RECORDED DATA ->

++++++++++++++++++++

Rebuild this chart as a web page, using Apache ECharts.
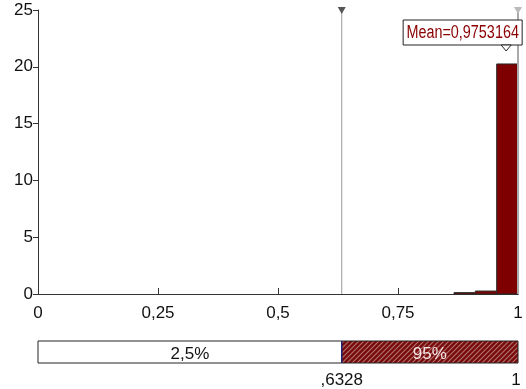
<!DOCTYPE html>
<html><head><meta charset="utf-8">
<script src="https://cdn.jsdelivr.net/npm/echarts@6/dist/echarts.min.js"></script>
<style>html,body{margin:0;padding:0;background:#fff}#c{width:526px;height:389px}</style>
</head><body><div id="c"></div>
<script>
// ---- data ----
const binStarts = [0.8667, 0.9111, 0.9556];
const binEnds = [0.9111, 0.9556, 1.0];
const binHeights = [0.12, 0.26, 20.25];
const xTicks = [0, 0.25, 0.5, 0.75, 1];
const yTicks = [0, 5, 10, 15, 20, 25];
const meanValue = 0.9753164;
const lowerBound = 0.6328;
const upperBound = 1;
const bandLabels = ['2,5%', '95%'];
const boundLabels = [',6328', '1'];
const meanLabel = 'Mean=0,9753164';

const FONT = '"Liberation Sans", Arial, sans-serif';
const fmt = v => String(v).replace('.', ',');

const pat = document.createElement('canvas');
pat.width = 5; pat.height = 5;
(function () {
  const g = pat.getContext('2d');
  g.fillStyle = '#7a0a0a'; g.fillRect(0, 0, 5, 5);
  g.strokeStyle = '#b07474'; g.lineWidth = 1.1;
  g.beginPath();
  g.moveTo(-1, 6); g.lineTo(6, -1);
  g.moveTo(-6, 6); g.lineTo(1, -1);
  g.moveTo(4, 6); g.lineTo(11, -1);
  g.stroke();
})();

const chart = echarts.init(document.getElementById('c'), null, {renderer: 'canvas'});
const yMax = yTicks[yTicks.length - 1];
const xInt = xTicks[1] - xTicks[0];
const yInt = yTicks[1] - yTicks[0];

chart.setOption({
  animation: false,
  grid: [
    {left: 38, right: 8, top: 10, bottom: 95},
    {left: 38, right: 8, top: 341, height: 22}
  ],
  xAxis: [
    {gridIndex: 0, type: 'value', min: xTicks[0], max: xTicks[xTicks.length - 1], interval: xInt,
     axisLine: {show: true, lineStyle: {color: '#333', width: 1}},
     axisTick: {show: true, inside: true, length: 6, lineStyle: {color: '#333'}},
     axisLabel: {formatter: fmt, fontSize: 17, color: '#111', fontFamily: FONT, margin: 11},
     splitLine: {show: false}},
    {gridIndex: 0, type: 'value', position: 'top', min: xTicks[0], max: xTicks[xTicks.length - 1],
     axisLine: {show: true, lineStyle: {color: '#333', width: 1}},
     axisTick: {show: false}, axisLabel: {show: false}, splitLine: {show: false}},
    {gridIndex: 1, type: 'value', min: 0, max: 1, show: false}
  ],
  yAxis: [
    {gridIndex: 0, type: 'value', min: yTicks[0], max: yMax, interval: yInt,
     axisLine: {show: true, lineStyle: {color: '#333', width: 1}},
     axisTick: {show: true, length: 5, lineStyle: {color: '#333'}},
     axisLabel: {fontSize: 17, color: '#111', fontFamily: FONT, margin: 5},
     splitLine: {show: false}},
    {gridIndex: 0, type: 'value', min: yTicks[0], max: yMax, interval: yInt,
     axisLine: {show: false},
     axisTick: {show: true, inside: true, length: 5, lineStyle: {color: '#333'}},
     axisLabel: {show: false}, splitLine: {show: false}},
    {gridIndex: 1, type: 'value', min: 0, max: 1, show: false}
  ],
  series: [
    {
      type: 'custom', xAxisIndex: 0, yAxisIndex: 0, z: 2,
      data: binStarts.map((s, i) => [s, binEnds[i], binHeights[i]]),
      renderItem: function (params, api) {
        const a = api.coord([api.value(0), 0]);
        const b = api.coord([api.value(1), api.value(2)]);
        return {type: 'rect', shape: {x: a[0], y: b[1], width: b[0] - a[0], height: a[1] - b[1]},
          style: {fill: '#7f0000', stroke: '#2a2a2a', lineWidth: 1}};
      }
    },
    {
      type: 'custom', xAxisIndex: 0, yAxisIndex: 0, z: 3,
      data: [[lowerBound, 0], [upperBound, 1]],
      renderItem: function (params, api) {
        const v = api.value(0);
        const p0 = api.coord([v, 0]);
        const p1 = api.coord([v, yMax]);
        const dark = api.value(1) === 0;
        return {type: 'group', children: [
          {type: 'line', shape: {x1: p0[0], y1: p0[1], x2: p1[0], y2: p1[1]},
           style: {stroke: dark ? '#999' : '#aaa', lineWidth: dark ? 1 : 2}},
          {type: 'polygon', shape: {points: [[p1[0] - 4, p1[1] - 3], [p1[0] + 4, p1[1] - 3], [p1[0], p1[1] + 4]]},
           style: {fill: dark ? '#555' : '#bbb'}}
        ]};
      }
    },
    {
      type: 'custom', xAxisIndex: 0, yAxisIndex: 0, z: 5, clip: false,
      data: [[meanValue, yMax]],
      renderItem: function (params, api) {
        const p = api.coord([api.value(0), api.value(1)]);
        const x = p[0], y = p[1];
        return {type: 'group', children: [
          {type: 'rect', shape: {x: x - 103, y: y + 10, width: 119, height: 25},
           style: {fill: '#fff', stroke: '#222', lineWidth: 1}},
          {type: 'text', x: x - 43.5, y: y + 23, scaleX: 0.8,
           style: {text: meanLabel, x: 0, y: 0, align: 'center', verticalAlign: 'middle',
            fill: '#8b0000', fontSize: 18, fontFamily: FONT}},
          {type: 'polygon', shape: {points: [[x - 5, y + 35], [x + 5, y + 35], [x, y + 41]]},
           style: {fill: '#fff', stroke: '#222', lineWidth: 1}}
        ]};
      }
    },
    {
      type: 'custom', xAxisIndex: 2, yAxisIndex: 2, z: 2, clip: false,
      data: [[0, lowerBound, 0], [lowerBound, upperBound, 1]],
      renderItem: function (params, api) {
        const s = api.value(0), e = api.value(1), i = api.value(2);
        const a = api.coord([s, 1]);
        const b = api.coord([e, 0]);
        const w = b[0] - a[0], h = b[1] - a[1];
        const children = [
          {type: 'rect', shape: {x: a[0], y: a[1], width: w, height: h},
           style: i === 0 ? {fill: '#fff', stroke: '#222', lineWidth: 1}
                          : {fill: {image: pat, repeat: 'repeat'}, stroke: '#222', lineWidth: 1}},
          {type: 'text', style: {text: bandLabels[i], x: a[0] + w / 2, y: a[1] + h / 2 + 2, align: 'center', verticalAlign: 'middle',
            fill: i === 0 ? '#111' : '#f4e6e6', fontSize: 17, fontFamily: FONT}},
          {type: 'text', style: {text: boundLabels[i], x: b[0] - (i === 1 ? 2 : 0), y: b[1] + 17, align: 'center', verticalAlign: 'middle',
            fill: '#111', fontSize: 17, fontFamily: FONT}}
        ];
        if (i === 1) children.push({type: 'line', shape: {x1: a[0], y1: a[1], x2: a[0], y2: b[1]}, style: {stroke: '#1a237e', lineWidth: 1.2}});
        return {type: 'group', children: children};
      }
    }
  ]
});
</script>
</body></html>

++++++++++++++++++++

EXERCISE ->
Give back every line exactly as it stands, pictures excluded.

SOLVED PROBLEM ->
Rebuild this chart as a web page, using Apache ECharts.
<!DOCTYPE html>
<html><head><meta charset="utf-8">
<script src="https://cdn.jsdelivr.net/npm/echarts@6/dist/echarts.min.js"></script>
<style>html,body{margin:0;padding:0;background:#fff}#c{width:526px;height:389px}</style>
</head><body><div id="c"></div>
<script>
// ---- data ----
const binStarts = [0.8667, 0.9111, 0.9556];
const binEnds = [0.9111, 0.9556, 1.0];
const binHeights = [0.12, 0.26, 20.25];
const xTicks = [0, 0.25, 0.5, 0.75, 1];
const yTicks = [0, 5, 10, 15, 20, 25];
const meanValue = 0.9753164;
const lowerBound = 0.6328;
const upperBound = 1;
const bandLabels = ['2,5%', '95%'];
const boundLabels = [',6328', '1'];
const meanLabel = 'Mean=0,9753164';

const FONT = '"Liberation Sans", Arial, sans-serif';
const fmt = v => String(v).replace('.', ',');

const pat = document.createElement('canvas');
pat.width = 5; pat.height = 5;
(function () {
  const g = pat.getContext('2d');
  g.fillStyle = '#7a0a0a'; g.fillRect(0, 0, 5, 5);
  g.strokeStyle = '#b07474'; g.lineWidth = 1.1;
  g.beginPath();
  g.moveTo(-1, 6); g.lineTo(6, -1);
  g.moveTo(-6, 6); g.lineTo(1, -1);
  g.moveTo(4, 6); g.lineTo(11, -1);
  g.stroke();
})();

const chart = echarts.init(document.getElementById('c'), null, {renderer: 'canvas'});
const yMax = yTicks[yTicks.length - 1];
const xInt = xTicks[1] - xTicks[0];
const yInt = yTicks[1] - yTicks[0];

chart.setOption({
  animation: false,
  grid: [
    {left: 38, right: 8, top: 10, bottom: 95},
    {left: 38, right: 8, top: 341, height: 22}
  ],
  xAxis: [
    {gridIndex: 0, type: 'value', min: xTicks[0], max: xTicks[xTicks.length - 1], interval: xInt,
     axisLine: {show: true, lineStyle: {color: '#333', width: 1}},
     axisTick: {show: true, inside: true, length: 6, lineStyle: {color: '#333'}},
     axisLabel: {formatter: fmt, fontSize: 17, color: '#111', fontFamily: FONT, margin: 11},
     splitLine: {show: false}},
    {gridIndex: 0, type: 'value', position: 'top', min: xTicks[0], max: xTicks[xTicks.length - 1],
     axisLine: {show: true, lineStyle: {color: '#333', width: 1}},
     axisTick: {show: false}, axisLabel: {show: false}, splitLine: {show: false}},
    {gridIndex: 1, type: 'value', min: 0, max: 1, show: false}
  ],
  yAxis: [
    {gridIndex: 0, type: 'value', min: yTicks[0], max: yMax, interval: yInt,
     axisLine: {show: true, lineStyle: {color: '#333', width: 1}},
     axisTick: {show: true, length: 5, lineStyle: {color: '#333'}},
     axisLabel: {fontSize: 17, color: '#111', fontFamily: FONT, margin: 5},
     splitLine: {show: false}},
    {gridIndex: 0, type: 'value', min: yTicks[0], max: yMax, interval: yInt,
     axisLine: {show: false},
     axisTick: {show: true, inside: true, length: 5, lineStyle: {color: '#333'}},
     axisLabel: {show: false}, splitLine: {show: false}},
    {gridIndex: 1, type: 'value', min: 0, max: 1, show: false}
  ],
  series: [
    {
      type: 'custom', xAxisIndex: 0, yAxisIndex: 0, z: 2,
      data: binStarts.map((s, i) => [s, binEnds[i], binHeights[i]]),
      renderItem: function (params, api) {
        const a = api.coord([api.value(0), 0]);
        const b = api.coord([api.value(1), api.value(2)]);
        return {type: 'rect', shape: {x: a[0], y: b[1], width: b[0] - a[0], height: a[1] - b[1]},
          style: {fill: '#7f0000', stroke: '#2a2a2a', lineWidth: 1}};
      }
    },
    {
      type: 'custom', xAxisIndex: 0, yAxisIndex: 0, z: 3,
      data: [[lowerBound, 0], [upperBound, 1]],
      renderItem: function (params, api) {
        const v = api.value(0);
        const p0 = api.coord([v, 0]);
        const p1 = api.coord([v, yMax]);
        const dark = api.value(1) === 0;
        return {type: 'group', children: [
          {type: 'line', shape: {x1: p0[0], y1: p0[1], x2: p1[0], y2: p1[1]},
           style: {stroke: dark ? '#999' : '#aaa', lineWidth: dark ? 1 : 2}},
          {type: 'polygon', shape: {points: [[p1[0] - 4, p1[1] - 3], [p1[0] + 4, p1[1] - 3], [p1[0], p1[1] + 4]]},
           style: {fill: dark ? '#555' : '#bbb'}}
        ]};
      }
    },
    {
      type: 'custom', xAxisIndex: 0, yAxisIndex: 0, z: 5, clip: false,
      data: [[meanValue, yMax]],
      renderItem: function (params, api) {
        const p = api.coord([api.value(0), api.value(1)]);
        const x = p[0], y = p[1];
        return {type: 'group', children: [
          {type: 'rect', shape: {x: x - 103, y: y + 10, width: 119, height: 25},
           style: {fill: '#fff', stroke: '#222', lineWidth: 1}},
          {type: 'text', x: x - 43.5, y: y + 23, scaleX: 0.8,
           style: {text: meanLabel, x: 0, y: 0, align: 'center', verticalAlign: 'middle',
            fill: '#8b0000', fontSize: 18, fontFamily: FONT}},
          {type: 'polygon', shape: {points: [[x - 5, y + 35], [x + 5, y + 35], [x, y + 41]]},
           style: {fill: '#fff', stroke: '#222', lineWidth: 1}}
        ]};
      }
    },
    {
      type: 'custom', xAxisIndex: 2, yAxisIndex: 2, z: 2, clip: false,
      data: [[0, lowerBound, 0], [lowerBound, upperBound, 1]],
      renderItem: function (params, api) {
        const s = api.value(0), e = api.value(1), i = api.value(2);
        const a = api.coord([s, 1]);
        const b = api.coord([e, 0]);
        const w = b[0] - a[0], h = b[1] - a[1];
        const children = [
          {type: 'rect', shape: {x: a[0], y: a[1], width: w, height: h},
           style: i === 0 ? {fill: '#fff', stroke: '#222', lineWidth: 1}
                          : {fill: {image: pat, repeat: 'repeat'}, stroke: '#222', lineWidth: 1}},
          {type: 'text', style: {text: bandLabels[i], x: a[0] + w / 2, y: a[1] + h / 2 + 2, align: 'center', verticalAlign: 'middle',
            fill: i === 0 ? '#111' : '#f4e6e6', fontSize: 17, fontFamily: FONT}},
          {type: 'text', style: {text: boundLabels[i], x: b[0] - (i === 1 ? 2 : 0), y: b[1] + 17, align: 'center', verticalAlign: 'middle',
            fill: '#111', fontSize: 17, fontFamily: FONT}}
        ];
        if (i === 1) children.push({type: 'line', shape: {x1: a[0], y1: a[1], x2: a[0], y2: b[1]}, style: {stroke: '#1a237e', lineWidth: 1.2}});
        return {type: 'group', children: children};
      }
    }
  ]
});
</script>
</body></html>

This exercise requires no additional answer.